What the experts recommend
The joys of brown food
In the Instagram age, there’s a bias towards elaborate and colourful dishes that look appealing on social media, says Katy McGuinness in The Sunday Times. But a number of chefs are now rebelling against this trend, by pointing out that the key thing is flavour, and many of the foods we most enjoy – from pies and stews to simple vegetable soups – are more muted in tone. “A lot of the food I love is literally brown and beige,” says Anna Tobias, who opened Café Deco in Bloomsbury last autumn. “A plate of stew with mashed potato on the side is more delicious than one with a million ingredients.” Tobias isn’t alone in believing our priorities have become skewed: Nigella Lawson’s new book, Cook, Eat, Repeat, features a chapter entitled “A loving defence of brown food”, in which she tries to counter our culture’s “rampant championing of the colourful”, and urges home cooks not to judge foods by how good they look in photos – whether on social media or in books. “To the naked eye, brown food is beautiful: rich, warm and full of depth and subtle variegation,” she notes. “None of this can be easily caught on camera.”
Why do we eat octopuses?
The popularity of Netflix’s My Octopus
Teacher – a documentary about a yearlong relationship between a man and an octopus he encountered diving off the coast of South Africa – has focused attention on the morality of eating this creature, says Simon Barnes in The Spectator. Physically, octopuses are mysterious and alien: they are molluscs (part of the same phylum as snails and mussels) and because their brains are diffused through their bodies, their eight legs have “limited autonomy”. And yet they are clearly of superior intelligence: they can navigate all sorts of mazes and open containers; they have excellent longand short-term memories; and people who work with them, in aquaria, insist they have distinct personalities. In Britain, we have a horror of eating dogs and horses, partly because we feel that they, like us, have minds that make them individual. So why do we happily eat octopuses?
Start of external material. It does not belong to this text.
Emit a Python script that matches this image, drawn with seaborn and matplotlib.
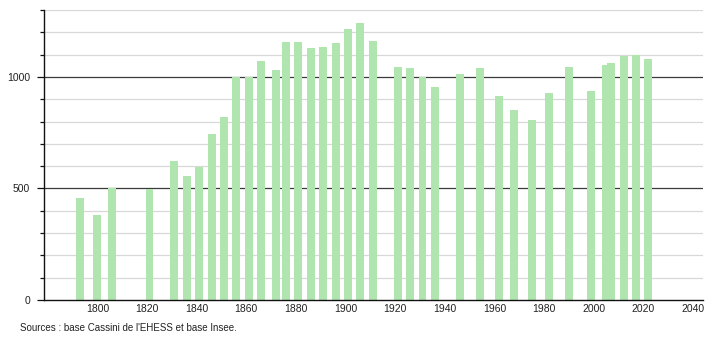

A perfect pasta dish for winter
Now is the time of year when citrus fruits are at their best, says Rachel Roddy in The Guardian. And perhaps perfect for this winter is the Italian favourite spaghetti with lemon, parmesan and cream – a dish that is very comforting, and also extremely quick and easy to prepare. To make it for four, cook 450g of spaghetti in a large pan of salted water (set your timer for one minute less than the recommended cooking time). Meanwhile, take two unwaxed lemons: use a vegetable peeler to pare the rind from one, and cut the pared strips into very thin slivers; then grate the rind from the other, before squeezing out its juice. In a wide frying pan, gently warm 50g of butter with a peeled and gently crushed garlic clove and add the lemon slivers and zest, plus two tablespoons of lemon juice. Once the butter is foaming gently, stir in 120ml of single cream and two tablespoons of parmesan, and bring up to a bubble. Turn the heat to low and keep warm while the pasta finishes cooking. Once it’s ready, drain it (reserving some of the water) and toss it in the creamy sauce, swishing vigorously. Add two more tablespoons of parmesan and a few grinds of black pepper – and a little pasta water if it seems stiff.